Interessante! Chamou para os holofotes pessoas que alimentam outras pessoas, que buscam fornecer o prazer de comer um bom prato, de celebrar a vida e ser um pouco responsável por esses momentos. Há um olhar mais atento para as composições alimentares do ponto de vista nutricional e do ponto de vista da saúde. Como em todo segmento, temos que enfatizar a nossa educação básica e pública para pensarmos em preparar melhores profissionais. E a Cozinha não está fora dessa ótica, na minha opinião. Estamos saindo da Cozinha para a sala da Casa Grande! Como numa sociedade escravagista, que fomos também os últimos a deixar de ser, esse é um momento relativamente novo, infelizmente. Mas chegou! Como se diz: “Antes tarde do que nunca”.
Apesar de termos nas nossas lembranças pessoas das mais variadas fases da nossa história sociocultural e história da própria vida e, na maioria das vezes, pessoas sem nenhuma educação formal em qualquer sentido, que conseguiam fazer a alegria de muitas famílias abastadas ou não, a partir das suas capacidades em cozinhar, em transformar de forma agradavelmente palatável alimentos dos mais diversos sem o reconhecimento explícito dos comensais, que davam parabéns aos anfitriões e, quando muito, diziam: sua empregada é maravilhosa. Empregada maravilhosa sem nome, sem rosto, sem os merecidos parabéns! Muitas dessas pessoas tiveram seus reconhecimentos através da labuta nas ruas, fazendo comidas de raiz para sustentar suas famílias. A comida de rua tem um papel muito forte na nossa realidade de cultura de alimentação fora de casa. Se prestarmos atenção, foram essas pessoas que estiveram em primeiro lugar diante dos holofotes. Esses holofotes, figurativamente, foram todos que tiveram a oportunidade de conhecer uma Salvador mais agregadora, menos violenta e mais confiável nas madrugadas das farras incessantes! A Europa foi muito mais atenta a esses detalhes, ao reconhecimento de quem fazia a diferença e a importância que essa diferença causava. 
Era prática nos séculos XVIII e XIX, até os dias atuais, chamar aqueles que proporcionaram uma bela refeição para aplaudi-los! Vivas à Catarina de Médici!!! Por outro lado, como vejo sempre como coisa séria, esta fase está sendo transformada para ceder lugar aos que, de fato, têm competência para assimilar mercados neste País, dentro dessa diversidade regional e cultural que temos. Isso, sem falar no contexto econômico no qual estamos vivendo. Em alguns casos, acho demasiado extravagante o “endeusamento” de alguns profissionais que fizeram das mídias uma ponte para o sucesso. O sucesso tem que estar no prato! O sucesso, para ser sucesso, tem que ser comido e lembrado. Por aqui, percebo que há muitas lembranças de restaurantes, mas sem nenhuma lembrança do que comeram. Então, temos uma situação onde o cliente parece ser tão midiático quanto o Chef – ou restaurante. Com um detalhe: o cliente vai se cansar. Normalmente, ele sabe o que quer. Devemos ter critérios para não entrarmos na vala da banalidade.

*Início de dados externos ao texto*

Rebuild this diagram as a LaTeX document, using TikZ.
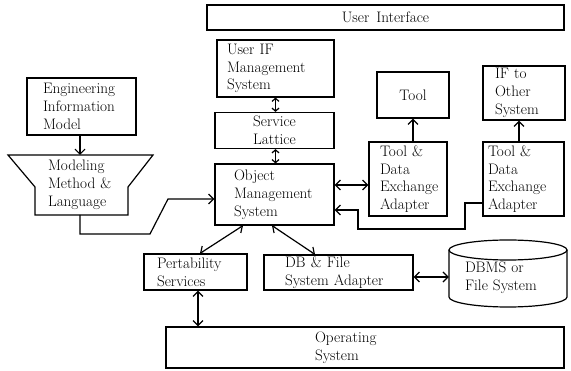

> Qual é o segredo de uma boa cozinha?
Consciência! Consciência para aproveitamentos com maestria; consciência no trato com os diversos insumos; consciência do que sabe ou não fazer bem feito; consciência com os recursos ambientais, consciência no entendimento das pessoas com as quais trabalha; consciência entre o certo e o errado; consciência para endurecer o comportamento e consciência para amolecê-lo!

> E qual é o grande pecado na cozinha?
O menosprezo com quem vai comer sua comida e a falta de planejamento.

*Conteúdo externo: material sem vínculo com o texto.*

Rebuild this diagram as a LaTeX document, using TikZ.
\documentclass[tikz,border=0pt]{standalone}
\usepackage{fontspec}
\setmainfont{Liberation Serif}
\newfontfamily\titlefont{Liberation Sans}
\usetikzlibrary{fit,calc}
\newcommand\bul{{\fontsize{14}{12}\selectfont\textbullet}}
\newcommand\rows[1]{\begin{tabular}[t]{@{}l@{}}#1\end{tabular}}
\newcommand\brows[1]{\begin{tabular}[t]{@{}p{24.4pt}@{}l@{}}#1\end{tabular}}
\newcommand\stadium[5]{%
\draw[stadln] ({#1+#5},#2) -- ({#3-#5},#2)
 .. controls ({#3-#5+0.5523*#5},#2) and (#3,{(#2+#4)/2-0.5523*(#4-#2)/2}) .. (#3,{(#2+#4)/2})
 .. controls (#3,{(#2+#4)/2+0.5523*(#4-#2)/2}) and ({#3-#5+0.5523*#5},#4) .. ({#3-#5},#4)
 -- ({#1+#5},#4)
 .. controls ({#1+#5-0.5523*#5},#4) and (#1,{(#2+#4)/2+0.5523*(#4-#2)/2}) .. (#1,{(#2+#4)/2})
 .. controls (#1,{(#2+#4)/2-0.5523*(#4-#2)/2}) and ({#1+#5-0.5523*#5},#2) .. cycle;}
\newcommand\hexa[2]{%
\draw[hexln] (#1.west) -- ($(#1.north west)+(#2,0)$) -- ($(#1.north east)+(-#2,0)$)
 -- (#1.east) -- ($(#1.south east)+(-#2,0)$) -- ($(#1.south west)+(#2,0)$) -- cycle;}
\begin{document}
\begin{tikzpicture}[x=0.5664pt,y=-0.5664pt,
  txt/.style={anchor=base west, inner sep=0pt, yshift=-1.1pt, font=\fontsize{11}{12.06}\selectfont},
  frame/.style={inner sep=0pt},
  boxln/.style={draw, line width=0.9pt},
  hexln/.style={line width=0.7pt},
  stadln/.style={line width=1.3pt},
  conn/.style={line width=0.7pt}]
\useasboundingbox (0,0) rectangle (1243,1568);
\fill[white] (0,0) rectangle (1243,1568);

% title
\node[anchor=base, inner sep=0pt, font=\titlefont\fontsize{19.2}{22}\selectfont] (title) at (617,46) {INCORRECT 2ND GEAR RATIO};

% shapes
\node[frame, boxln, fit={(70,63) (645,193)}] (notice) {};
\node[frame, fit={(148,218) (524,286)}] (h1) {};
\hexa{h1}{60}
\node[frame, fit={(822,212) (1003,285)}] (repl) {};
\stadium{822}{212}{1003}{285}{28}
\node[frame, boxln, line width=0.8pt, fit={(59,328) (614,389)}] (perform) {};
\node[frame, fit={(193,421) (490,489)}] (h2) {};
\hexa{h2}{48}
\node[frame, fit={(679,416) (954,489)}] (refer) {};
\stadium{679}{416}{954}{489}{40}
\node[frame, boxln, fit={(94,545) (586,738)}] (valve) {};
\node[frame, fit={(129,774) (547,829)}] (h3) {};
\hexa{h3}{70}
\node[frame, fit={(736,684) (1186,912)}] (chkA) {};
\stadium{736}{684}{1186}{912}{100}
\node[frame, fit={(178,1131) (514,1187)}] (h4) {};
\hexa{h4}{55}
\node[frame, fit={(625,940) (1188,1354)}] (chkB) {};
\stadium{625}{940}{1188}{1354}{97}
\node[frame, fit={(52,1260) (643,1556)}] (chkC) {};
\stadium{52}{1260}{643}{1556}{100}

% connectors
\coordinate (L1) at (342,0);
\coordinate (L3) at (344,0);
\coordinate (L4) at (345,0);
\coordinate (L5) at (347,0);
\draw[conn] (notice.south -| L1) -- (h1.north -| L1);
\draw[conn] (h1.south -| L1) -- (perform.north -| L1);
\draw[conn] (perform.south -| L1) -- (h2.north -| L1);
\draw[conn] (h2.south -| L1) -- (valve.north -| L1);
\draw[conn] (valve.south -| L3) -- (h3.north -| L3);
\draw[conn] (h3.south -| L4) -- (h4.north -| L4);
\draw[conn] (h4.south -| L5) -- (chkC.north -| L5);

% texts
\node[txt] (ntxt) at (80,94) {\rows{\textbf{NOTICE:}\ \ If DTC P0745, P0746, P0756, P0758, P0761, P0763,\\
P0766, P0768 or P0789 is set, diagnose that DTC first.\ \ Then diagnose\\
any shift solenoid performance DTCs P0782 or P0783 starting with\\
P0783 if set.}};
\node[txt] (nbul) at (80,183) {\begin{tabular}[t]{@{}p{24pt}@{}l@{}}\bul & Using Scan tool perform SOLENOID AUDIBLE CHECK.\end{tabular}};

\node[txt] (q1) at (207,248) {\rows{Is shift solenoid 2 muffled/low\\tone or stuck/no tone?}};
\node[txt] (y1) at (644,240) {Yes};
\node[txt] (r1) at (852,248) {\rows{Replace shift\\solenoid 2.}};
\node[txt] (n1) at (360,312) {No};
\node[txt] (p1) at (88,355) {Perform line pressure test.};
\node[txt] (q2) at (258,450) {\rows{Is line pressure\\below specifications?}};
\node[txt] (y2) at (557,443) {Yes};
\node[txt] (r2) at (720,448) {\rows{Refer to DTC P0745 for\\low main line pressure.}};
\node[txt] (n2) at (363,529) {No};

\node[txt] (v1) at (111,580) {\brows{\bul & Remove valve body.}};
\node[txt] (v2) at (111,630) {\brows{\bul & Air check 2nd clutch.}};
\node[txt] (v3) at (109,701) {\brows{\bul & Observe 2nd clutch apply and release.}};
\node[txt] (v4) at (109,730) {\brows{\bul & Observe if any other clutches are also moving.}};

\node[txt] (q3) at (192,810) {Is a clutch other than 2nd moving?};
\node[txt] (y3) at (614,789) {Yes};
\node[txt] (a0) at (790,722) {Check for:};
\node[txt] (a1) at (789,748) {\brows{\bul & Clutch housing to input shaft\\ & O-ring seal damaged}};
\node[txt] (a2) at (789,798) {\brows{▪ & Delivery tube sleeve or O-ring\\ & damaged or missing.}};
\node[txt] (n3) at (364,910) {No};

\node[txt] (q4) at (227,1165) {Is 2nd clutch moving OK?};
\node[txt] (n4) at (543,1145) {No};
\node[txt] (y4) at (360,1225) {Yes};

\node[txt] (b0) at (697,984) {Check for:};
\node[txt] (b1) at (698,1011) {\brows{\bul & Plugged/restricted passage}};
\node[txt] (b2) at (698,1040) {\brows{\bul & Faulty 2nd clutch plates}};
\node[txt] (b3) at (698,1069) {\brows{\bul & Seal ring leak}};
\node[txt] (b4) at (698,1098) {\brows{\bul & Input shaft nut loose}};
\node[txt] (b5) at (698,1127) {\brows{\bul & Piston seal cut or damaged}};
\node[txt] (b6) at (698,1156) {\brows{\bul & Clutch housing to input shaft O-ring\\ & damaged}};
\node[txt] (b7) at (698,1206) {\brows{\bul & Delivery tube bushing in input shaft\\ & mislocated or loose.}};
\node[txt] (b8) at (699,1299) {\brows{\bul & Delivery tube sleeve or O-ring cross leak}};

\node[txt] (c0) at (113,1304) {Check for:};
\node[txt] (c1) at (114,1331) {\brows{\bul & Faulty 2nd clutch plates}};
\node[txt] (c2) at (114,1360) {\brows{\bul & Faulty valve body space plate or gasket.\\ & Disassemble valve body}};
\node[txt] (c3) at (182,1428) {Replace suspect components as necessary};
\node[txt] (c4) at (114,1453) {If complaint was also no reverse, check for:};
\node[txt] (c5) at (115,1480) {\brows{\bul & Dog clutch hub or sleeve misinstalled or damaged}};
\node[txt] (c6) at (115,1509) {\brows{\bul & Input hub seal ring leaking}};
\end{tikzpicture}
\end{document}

> O que faz um bom prato? 
Bons produtos e fornecedores, com a aplicação correta das técnicas escolhidas e conhecimento dos utensílios adequados, além de experimentar, sempre!

> A alta gastronomia na Bahia tem futuro? 
Somos um dos poucos Estados brasileiros com uma forte raiz baseada na comida! Penso que vai depender muito do que seja o conceito de alta gastronomia e a aplicação desse conceito. Uma coisa penso que seja verdade: as espumas e técnicas moleculares podem se tornar somente uma curiosidade.

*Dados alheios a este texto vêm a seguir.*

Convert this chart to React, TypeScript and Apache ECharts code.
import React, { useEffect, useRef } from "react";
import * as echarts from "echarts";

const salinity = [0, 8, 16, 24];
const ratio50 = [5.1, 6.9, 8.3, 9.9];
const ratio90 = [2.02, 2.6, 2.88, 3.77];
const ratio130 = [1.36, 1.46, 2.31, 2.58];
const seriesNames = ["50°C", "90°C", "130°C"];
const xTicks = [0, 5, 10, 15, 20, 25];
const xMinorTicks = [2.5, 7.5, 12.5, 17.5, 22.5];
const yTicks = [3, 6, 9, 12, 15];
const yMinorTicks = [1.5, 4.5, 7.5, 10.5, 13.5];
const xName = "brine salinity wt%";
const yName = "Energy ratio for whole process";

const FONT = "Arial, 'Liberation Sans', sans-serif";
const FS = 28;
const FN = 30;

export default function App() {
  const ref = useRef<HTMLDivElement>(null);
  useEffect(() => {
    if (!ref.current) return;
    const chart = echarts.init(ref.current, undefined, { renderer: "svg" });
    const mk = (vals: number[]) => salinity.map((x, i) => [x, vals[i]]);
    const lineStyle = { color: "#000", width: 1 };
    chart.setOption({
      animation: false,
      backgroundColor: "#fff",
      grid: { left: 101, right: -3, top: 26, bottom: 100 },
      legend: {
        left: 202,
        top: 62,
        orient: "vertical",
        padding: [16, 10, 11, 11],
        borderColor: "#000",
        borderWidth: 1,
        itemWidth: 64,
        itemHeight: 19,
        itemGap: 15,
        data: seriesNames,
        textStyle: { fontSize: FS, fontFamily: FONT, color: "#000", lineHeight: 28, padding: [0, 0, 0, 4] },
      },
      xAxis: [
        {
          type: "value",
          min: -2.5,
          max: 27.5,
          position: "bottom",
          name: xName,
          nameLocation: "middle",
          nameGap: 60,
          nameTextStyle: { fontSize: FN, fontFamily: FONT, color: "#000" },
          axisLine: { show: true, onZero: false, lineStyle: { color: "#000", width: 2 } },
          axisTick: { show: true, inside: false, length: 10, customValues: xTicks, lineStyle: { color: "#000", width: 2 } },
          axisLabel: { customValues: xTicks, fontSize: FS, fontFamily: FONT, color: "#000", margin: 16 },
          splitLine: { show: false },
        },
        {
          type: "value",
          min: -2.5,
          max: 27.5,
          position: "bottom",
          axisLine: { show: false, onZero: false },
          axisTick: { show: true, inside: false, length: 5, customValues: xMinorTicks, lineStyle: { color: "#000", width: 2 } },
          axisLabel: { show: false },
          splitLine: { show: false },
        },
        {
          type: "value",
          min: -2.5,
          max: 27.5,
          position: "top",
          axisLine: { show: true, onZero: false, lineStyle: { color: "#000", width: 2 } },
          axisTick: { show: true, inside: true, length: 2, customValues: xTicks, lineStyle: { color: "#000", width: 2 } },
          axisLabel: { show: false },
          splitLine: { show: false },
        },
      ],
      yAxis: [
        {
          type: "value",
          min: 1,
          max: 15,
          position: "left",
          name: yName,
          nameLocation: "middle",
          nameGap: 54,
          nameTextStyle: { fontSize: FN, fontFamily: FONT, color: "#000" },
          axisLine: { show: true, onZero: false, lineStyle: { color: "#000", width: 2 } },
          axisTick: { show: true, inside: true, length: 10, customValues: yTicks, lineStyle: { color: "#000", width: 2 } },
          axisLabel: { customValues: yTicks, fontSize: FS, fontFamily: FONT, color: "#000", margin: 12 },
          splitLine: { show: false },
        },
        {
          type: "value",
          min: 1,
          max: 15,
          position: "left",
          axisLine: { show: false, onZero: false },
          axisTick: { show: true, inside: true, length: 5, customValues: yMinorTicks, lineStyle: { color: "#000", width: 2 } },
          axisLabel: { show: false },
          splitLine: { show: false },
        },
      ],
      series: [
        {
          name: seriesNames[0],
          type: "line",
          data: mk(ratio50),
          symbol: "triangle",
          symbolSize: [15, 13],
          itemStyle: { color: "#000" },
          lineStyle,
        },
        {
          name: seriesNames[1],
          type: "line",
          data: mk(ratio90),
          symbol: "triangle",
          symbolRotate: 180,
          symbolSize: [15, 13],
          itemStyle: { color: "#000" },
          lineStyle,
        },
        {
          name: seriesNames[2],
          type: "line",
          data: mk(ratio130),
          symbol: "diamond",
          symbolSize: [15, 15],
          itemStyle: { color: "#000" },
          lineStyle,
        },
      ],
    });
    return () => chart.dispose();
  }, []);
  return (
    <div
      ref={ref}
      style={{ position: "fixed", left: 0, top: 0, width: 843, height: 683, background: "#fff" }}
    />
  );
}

> O que já lhe aconteceu de mais divertido ou desastroso na cozinha?
Demorar uma eternidade para servir um lombo alto de bacalhau, depois de um pequeno incêndio na cozinha que atrasou tudo, e ainda por cima servir o bacalhau fora do ponto. Felizmente, o cliente entendeu e continua sendo nosso cliente! Isso já faz mais de onze anos!